Problem requirements: Gather all lines from the material that contain "seaborn".
** start Supplied entries **
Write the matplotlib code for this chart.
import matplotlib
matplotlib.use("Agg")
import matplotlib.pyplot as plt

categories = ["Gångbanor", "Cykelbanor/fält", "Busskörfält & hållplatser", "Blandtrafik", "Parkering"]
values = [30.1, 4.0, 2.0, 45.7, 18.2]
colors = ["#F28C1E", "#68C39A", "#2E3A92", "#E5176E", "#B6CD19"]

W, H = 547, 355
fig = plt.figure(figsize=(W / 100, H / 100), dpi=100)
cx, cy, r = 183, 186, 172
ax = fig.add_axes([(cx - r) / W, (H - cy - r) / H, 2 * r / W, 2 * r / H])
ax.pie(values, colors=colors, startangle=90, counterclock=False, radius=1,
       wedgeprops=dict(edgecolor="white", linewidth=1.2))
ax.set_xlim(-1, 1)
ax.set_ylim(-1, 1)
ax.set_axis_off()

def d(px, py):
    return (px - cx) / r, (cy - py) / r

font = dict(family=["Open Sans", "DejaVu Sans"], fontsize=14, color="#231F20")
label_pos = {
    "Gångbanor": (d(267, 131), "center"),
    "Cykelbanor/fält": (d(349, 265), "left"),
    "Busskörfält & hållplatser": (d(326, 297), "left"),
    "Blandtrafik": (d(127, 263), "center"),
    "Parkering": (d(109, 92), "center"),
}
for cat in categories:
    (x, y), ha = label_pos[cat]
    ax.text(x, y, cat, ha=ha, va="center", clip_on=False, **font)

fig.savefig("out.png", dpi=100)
** end Supplied entries **
** start Supplied entries **
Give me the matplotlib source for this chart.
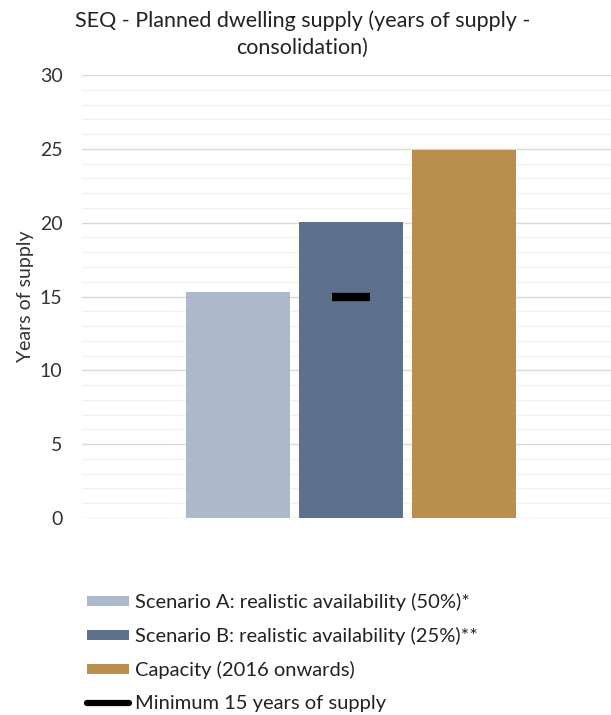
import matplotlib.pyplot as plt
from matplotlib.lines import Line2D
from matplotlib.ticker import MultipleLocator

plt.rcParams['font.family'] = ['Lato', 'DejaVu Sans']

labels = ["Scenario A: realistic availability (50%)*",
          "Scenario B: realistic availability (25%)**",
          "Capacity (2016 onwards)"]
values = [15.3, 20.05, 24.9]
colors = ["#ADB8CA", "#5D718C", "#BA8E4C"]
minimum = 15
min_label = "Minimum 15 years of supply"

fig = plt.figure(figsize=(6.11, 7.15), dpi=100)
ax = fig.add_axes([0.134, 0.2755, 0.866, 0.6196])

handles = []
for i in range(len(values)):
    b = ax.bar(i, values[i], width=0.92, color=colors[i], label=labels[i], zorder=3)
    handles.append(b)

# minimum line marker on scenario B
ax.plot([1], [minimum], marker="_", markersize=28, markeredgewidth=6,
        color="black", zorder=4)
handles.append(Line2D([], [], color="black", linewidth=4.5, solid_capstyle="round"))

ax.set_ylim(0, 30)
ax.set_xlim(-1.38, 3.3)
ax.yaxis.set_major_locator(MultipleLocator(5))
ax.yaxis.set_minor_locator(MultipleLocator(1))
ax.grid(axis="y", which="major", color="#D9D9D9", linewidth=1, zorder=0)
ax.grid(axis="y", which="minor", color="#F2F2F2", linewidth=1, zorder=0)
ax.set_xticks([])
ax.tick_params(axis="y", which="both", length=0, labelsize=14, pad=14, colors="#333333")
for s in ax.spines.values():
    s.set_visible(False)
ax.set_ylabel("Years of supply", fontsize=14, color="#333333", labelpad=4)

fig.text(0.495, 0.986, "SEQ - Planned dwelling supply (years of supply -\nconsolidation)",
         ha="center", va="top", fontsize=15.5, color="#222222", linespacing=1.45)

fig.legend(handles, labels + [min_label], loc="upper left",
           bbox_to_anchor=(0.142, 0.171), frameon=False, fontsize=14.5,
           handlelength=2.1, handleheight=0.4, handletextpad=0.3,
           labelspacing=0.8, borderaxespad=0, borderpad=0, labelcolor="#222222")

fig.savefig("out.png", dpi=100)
** end Supplied entries **
** start Supplied entries **
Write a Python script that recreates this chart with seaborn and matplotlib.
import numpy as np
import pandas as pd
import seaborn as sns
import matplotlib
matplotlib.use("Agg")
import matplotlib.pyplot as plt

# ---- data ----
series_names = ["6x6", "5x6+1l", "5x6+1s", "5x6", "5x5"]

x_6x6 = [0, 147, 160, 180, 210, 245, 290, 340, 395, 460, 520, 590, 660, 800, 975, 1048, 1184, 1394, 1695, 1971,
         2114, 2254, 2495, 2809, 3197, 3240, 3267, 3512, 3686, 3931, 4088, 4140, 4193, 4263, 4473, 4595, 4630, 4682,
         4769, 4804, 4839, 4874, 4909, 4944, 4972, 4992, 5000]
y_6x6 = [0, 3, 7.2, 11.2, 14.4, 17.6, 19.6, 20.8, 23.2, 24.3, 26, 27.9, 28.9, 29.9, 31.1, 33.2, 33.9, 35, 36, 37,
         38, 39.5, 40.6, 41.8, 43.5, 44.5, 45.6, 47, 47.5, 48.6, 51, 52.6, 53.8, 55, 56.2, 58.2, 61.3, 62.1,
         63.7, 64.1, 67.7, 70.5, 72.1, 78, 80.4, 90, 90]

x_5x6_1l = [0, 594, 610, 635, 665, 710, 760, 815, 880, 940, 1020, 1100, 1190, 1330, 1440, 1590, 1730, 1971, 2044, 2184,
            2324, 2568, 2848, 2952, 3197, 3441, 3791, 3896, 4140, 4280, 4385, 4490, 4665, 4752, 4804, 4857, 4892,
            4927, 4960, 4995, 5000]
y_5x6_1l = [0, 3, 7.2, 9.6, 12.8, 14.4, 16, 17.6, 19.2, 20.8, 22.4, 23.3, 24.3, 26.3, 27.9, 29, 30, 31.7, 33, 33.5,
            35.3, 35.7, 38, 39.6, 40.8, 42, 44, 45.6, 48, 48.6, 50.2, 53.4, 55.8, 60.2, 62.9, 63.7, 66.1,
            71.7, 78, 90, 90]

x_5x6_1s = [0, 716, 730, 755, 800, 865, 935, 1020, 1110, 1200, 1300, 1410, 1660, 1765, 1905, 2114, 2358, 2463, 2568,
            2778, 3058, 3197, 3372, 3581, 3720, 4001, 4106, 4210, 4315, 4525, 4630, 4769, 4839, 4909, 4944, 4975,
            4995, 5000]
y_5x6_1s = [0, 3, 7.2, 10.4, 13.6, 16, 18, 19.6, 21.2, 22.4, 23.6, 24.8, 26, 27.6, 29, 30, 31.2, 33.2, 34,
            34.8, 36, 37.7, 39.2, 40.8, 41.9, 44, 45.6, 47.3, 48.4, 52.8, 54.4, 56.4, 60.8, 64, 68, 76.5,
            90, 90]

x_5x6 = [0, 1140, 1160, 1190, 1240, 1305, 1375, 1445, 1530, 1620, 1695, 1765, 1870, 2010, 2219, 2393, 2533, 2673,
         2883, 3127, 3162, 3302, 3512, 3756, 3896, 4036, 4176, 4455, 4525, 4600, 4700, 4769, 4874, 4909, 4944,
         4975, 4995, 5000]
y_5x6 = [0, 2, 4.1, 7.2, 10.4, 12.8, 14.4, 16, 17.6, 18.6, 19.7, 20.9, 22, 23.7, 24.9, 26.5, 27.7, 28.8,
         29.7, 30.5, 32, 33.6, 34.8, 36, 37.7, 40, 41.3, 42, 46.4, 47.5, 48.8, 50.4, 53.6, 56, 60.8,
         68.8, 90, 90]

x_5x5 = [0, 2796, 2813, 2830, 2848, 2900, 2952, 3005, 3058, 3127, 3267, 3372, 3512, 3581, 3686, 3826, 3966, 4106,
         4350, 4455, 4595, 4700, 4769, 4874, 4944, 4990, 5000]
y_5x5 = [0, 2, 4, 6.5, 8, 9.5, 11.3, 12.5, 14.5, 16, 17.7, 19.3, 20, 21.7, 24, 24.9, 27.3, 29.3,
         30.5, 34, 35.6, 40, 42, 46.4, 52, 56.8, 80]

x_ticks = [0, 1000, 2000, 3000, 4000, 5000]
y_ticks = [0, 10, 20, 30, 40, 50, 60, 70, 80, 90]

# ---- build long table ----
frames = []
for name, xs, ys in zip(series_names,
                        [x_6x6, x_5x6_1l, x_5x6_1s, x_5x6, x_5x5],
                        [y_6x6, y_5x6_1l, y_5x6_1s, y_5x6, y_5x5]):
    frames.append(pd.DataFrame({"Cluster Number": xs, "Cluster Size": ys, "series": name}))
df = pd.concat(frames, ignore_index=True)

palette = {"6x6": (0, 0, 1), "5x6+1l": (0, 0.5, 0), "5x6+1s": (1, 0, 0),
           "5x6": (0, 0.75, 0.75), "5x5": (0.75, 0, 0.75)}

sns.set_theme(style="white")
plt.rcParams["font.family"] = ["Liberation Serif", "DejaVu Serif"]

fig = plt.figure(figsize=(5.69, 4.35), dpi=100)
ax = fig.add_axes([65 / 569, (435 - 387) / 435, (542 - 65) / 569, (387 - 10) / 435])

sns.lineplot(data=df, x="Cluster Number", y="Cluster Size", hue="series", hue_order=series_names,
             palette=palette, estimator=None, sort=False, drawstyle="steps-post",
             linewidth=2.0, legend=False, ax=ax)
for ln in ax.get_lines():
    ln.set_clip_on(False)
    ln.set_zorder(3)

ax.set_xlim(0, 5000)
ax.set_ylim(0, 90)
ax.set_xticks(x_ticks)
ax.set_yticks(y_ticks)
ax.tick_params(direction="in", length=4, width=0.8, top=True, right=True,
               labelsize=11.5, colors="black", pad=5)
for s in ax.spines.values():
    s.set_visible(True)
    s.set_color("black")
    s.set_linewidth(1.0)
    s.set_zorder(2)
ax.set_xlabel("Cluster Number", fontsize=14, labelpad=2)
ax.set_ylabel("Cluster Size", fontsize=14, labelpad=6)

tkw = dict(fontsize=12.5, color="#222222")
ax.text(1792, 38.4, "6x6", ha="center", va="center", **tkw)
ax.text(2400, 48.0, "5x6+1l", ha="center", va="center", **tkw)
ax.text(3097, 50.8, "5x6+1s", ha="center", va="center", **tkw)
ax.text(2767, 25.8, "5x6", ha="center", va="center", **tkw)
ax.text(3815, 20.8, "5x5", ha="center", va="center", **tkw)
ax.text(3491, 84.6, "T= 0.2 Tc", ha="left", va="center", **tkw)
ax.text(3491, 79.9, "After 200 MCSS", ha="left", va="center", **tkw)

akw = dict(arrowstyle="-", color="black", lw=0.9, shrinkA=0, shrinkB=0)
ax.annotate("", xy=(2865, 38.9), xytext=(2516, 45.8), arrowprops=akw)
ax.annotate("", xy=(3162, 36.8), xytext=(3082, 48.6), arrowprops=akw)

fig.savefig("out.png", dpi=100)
** end Supplied entries **
Reply:
Write a Python script that recreates this chart with seaborn and matplotlib.
import seaborn as sns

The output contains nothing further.